D’autres fournisseurs, comme Evolve, ont aussi leur FNB de bitcoins (EBIT, 25,42 $). Celui-ci, créé le 17 février 2021, a généré un rendement de-9,71 % en 2021, de-63,98% en 2022 et de 146,92 % en 2023. Depuis sa création, son rendement total est de-1,91 %. Rien pour se péter les bretelles devant le beau-frère au prochain souper de famille.

 

Outil de démocratisation

Bien sûr, ces FNB permettent de démocratiser la détention de bitcoins. C’est là, selon moi, leur seul avantage. Les investisseurs s’évitent ainsi d’avoir à ouvrir un portefeuille sur une plateforme de négociation de cryptomonnaies et de le lier à leur compte en banque pour pouvoir effectuer des transactions, sans oublier qu’il faut stocker les clés de sécurité dans un endroit sûr pour pouvoir accéder à son portefeuille. Si des cybercriminels arrivent à mettre la main sur celles-ci… un investissement peut vite se volatiliser.

Sans oublier que l’histoire regorge de disques durs endommagés ou perdus qui contiendraient, aux dires de leurs propriétaires, plusieurs millions, voire parfois quelques centaines de millions de dollars en devises numériques.

En ce sens, les fournisseurs de FNB offrent aux investisseurs une couche de protection supplémentaire, moyennant des frais de gestion plus élevés que si les investisseurs détenaient des bitcoins eux-mêmes.

 

Des FNB mal nommés

En consultant le site de la plateforme pour investisseurs autonomes Disnat, on peut lire que «les FNB combinent les avantages des actions et des fonds indiciels. Comme les actions, ils sont liquides et faciles à suivre. Comme les fonds indiciels, ils offrent une solide diversification, une bonne représentation du marché et un ratio de frais de gestion peu élevé».

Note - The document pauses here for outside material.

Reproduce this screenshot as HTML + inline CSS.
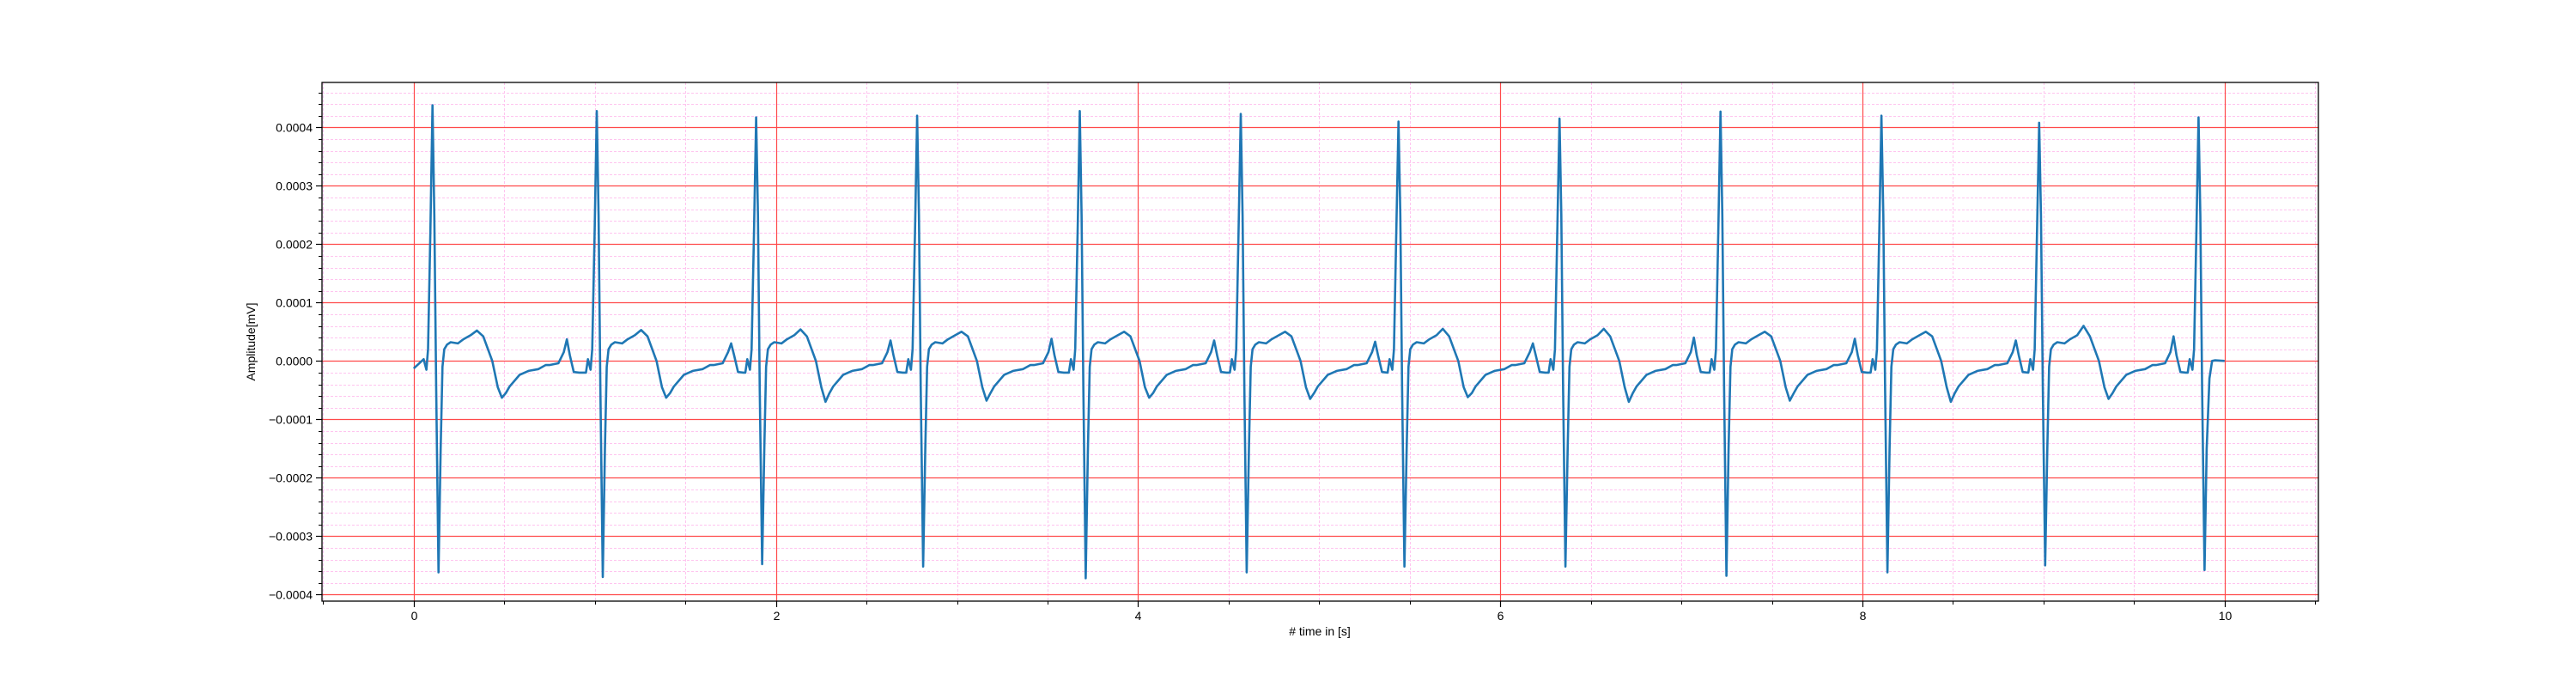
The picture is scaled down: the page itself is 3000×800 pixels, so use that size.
<!DOCTYPE html>
<html><head><meta charset="utf-8"><style>
html,body{margin:0;padding:0;background:#fff}
svg{display:block}
text{font-family:"Liberation Sans","DejaVu Sans",sans-serif;font-size:14px;fill:#000}
</style></head><body>
<svg id="chart" width="3000" height="800" viewBox="0 0 3000 800" xmlns="http://www.w3.org/2000/svg">
<rect x="0" y="0" width="3000" height="800" fill="#fff"/>
<g id="grid"></g>
<g id="series"></g>
<rect x="375" y="96" width="2325" height="604" fill="none" stroke="#000" stroke-width="1.3"/>
<g id="axes"></g>
<text x="1537" y="740" text-anchor="middle"># time in [s]</text>
<text x="297" y="398" text-anchor="middle" transform="rotate(-90 297 398)">Amplitude[mV]</text>
</svg>
<script>
// data
const rTimes = [0.104,1.011,1.891,2.78,3.678,4.567,5.438,6.327,7.216,8.105,8.976,9.856];
const rAmps = [4.38,4.28,4.17,4.2,4.28,4.23,4.1,4.15,4.27,4.2,4.08,4.17];
const sAmps = [-3.62,-3.7,-3.48,-3.52,-3.72,-3.62,-3.52,-3.52,-3.68,-3.62,-3.5,-3.58];
const tAmps = [0.52,0.53,0.54,0.5,0.5,0.5,0.55,0.55,0.5,0.5,0.6];
const tTroughs = [-0.63,-0.63,-0.7,-0.68,-0.63,-0.65,-0.62,-0.7,-0.68,-0.7,-0.65];
const pAmps = [0.37,0.3,0.35,0.38,0.35,0.33,0.3,0.4,0.38,0.35,0.42];
const xTicks = [0,2,4,6,8,10];
const xTickLabels = ["0","2","4","6","8","10"];
const yTicks = [-4,-3,-2,-1,0,1,2,3,4];
const yTickLabels = ["\u22120.0004","\u22120.0003","\u22120.0002","\u22120.0001","0.0000","0.0001","0.0002","0.0003","0.0004"];
// shape template: [time offset from R, value (1e-4)]
const template = [[-0.06,-0.2],[-0.049,0.03],[-0.034,-0.15],[-0.025,0.2],[-0.012,2.2],[0,'R'],[0.01,2.5],[0.02,-0.5],[0.033,'S'],[0.045,-1.5],[0.055,-0.1],[0.065,0.2],[0.08,0.28],[0.1,0.32],[0.14,0.3],[0.17,0.37],[0.21,0.44],[0.245,'T'],[0.28,0.42],[0.33,0],[0.36,-0.45],[0.383,'U'],[0.405,-0.55],[0.425,-0.44],[0.48,-0.24],[0.53,-0.17],[0.585,-0.14],[0.625,-0.07],[0.645,-0.07],[0.695,-0.04],[0.725,0.15],[0.742,'P'],[0.758,0.1],[0.78,-0.19],[0.81,-0.2]];

const L=375,R=2700,T=96,B=700;
const X0=481.8,XS=210.9,Y0=420.3,YS=68;
const sx=t=>X0+t*XS, sy=v=>Y0-v*YS;
const px=v=>Math.round(v)+0.5;
const NS="http://www.w3.org/2000/svg";
function mk(tag,attrs,parent){const e=document.createElementNS(NS,tag);for(const k in attrs)e.setAttribute(k,attrs[k]);parent.appendChild(e);return e;}
const grid=document.getElementById('grid'),axes=document.getElementById('axes'),series=document.getElementById('series');

for(let i=-1;i<=21;i++){ if(i%4===0)continue; const x=px(sx(i*0.5)); if(x<L||x>R)continue;
  const l=mk('line',{x1:x,x2:x,y1:T,y2:B,stroke:'#ffc4ef','stroke-width':1,'stroke-dasharray':'3,2'},grid);
   
  const tk=mk('line',{x1:x,x2:x,y1:B,y2:B+4,stroke:'#000','stroke-width':1},axes);
   
}
for(let i=-20;i<=23;i++){ if(i%5===0)continue; const y=px(sy(i*0.2)); if(y<T||y>B)continue;
  const l=mk('line',{x1:L,x2:R,y1:y,y2:y,stroke:'#ffc4ef','stroke-width':1,'stroke-dasharray':'3,2'},grid);
   
  const tk=mk('line',{x1:L-4,x2:L,y1:y,y2:y,stroke:'#000','stroke-width':1},axes);
   
}
xTicks.forEach((t,i)=>{const x=px(sx(t));
  const l=mk('line',{x1:x,x2:x,y1:T,y2:B,stroke:'#ff4a4a','stroke-width':1.2},grid);
   
  const tk=mk('line',{x1:x,x2:x,y1:B,y2:B+7,stroke:'#000','stroke-width':1.2},axes);
   
  const tx=mk('text',{x:x,y:B+22,'text-anchor':'middle'},axes); tx.textContent=xTickLabels[i];
   
});
yTicks.forEach((v,i)=>{const y=px(sy(v));
  const l=mk('line',{x1:L,x2:R,y1:y,y2:y,stroke:'#ff4a4a','stroke-width':1.2},grid);
   
  const tk=mk('line',{x1:L-7,x2:L,y1:y,y2:y,stroke:'#000','stroke-width':1.2},axes);
   
  const tx=mk('text',{x:L-11,y:y+5,'text-anchor':'end'},axes); tx.textContent=yTickLabels[i];
   
});
const pts=[[0,-0.13]];
rTimes.forEach((rt,b)=>{
  const last=b===rTimes.length-1;
  template.forEach(([dt,v])=>{
    if(b===0&&dt<-0.05)return;
    if(last&&dt>0.05)return;
    let val=v;
    if(v==='R')val=rAmps[b]; else if(v==='S')val=sAmps[b];
    else if(v==='T')val=tAmps[b]; else if(v==='U')val=tTroughs[b]; else if(v==='P')val=pAmps[b];
    pts.push([rt+dt,val]);
  });
  if(last){pts.push([rt+0.06,-0.3]);pts.push([rt+0.075,0]);pts.push([rt+0.09,0.01]);pts.push([10,0]);}
});
const d=pts.map((p,i)=>(i?'L':'M')+sx(p[0]).toFixed(1)+','+sy(p[1]).toFixed(1)).join(' ');
const path=mk('path',{d:d,fill:'none',stroke:'#1f77b4','stroke-width':2.6,'stroke-linejoin':'round'},series);


</script>
</body></html>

En ce qui concerne les FNB de bitcoins, cette définition mériterait une petite révision… Un fonds qui n’offre qu’un seul actif sous-jacent n’est pas plus un outil de diversification que de détenir directement l’actif lui-même. On devrait rebaptiser ce type de produit pour qu’il reflète mieux son niveau de risque. Permettez-moi une suggestion:un actif unique négocié en Bourse (AUNB) ? On en est rendus là.

 

Négociation limitée

Un autre désavantage est que les FNB de bitcoins peuvent se négocier uniquement durant les heures où les marchés boursiers sont ouverts, alors que les cryptomonnaies peuvent l’être en tout temps.

Sans oublier que les épargnants qui placent leurs avoirs dans les investissements selon des critères environnementaux, sociaux et de gouvernance (ESG) feraient mieux d’y penser à deux fois avant de miser sur tout type de cryptomonnaie. Dans un récent document, la société québécoise d’investissement responsable Sustainable Market Strategies soutient que l’arrivée des 11 FNB de bitcoins a généré un volume de transactions de 4,6 milliards de dollars américains (G $US) durant la première journée, avant d’ajouter que «l’excitation avait duré 20 minutes».

L’entreprise québécoise soutient que le bitcoin a un effet négatif sur le développement durable, puisque l’infrastructure nécessaire pour effectuer toutes les transactions consomme beaucoup trop d’énergie pour «un actif non productif»(qui ne génère pas de profits ni de flux de trésorerie). Elle ne passe pas non plus sous silence que l’anonymité des transactions encourage les comportements contraires à l’éthique et les transactions illégales.

Autre élément qui, selon moi, joue en défaveur du bitcoin à long terme, c’est que la taille du marché est relativement petite, à environ 965 G $US à la mi-février. Quelques investisseurs aux poches très profondes pourraient facilement manipuler le marché sans que personne ne puisse intervenir, entraînant dans leur sillage des milliers de petits investisseurs espérant obtenir leur part de la… pizza !

Il y a bien sûr des manières d’utiliser des cryptomonnaies de manière tout à fait légale. Le 22 mai 2010, par exemple, un développeur a dépensé 10 000 bitcoins (qui valaient alors un total de 41 $US) pour s’acheter deux pizzas de format large pour souper afin, dit-on, «d’avoir des restes pour le lendemain». À la mi-février 2024, alors que le bitcoin valait près de 51 600 $US, ces 10 000 pièces de monnaie numérique avaient une valeur d’un peu moins de 516 M $.

Qui a donc envie, aujourd’hui, de s’acheter une pizza en bitcoins quand sa valeur peut bondir sans raison quelques minutes plus tard ? Ça pourrait finir par avoir coûté cher de la pointe. Pour devenir monnaie courante, le cours du bitcoin devra se stabiliser, mais sans réglementation internationale pour encadrer ses variations, ce n’est pas demain la veille que ça arrivera. D’ici là, la numéro un des cryptomonnaies restera un outil pour les spéculateurs.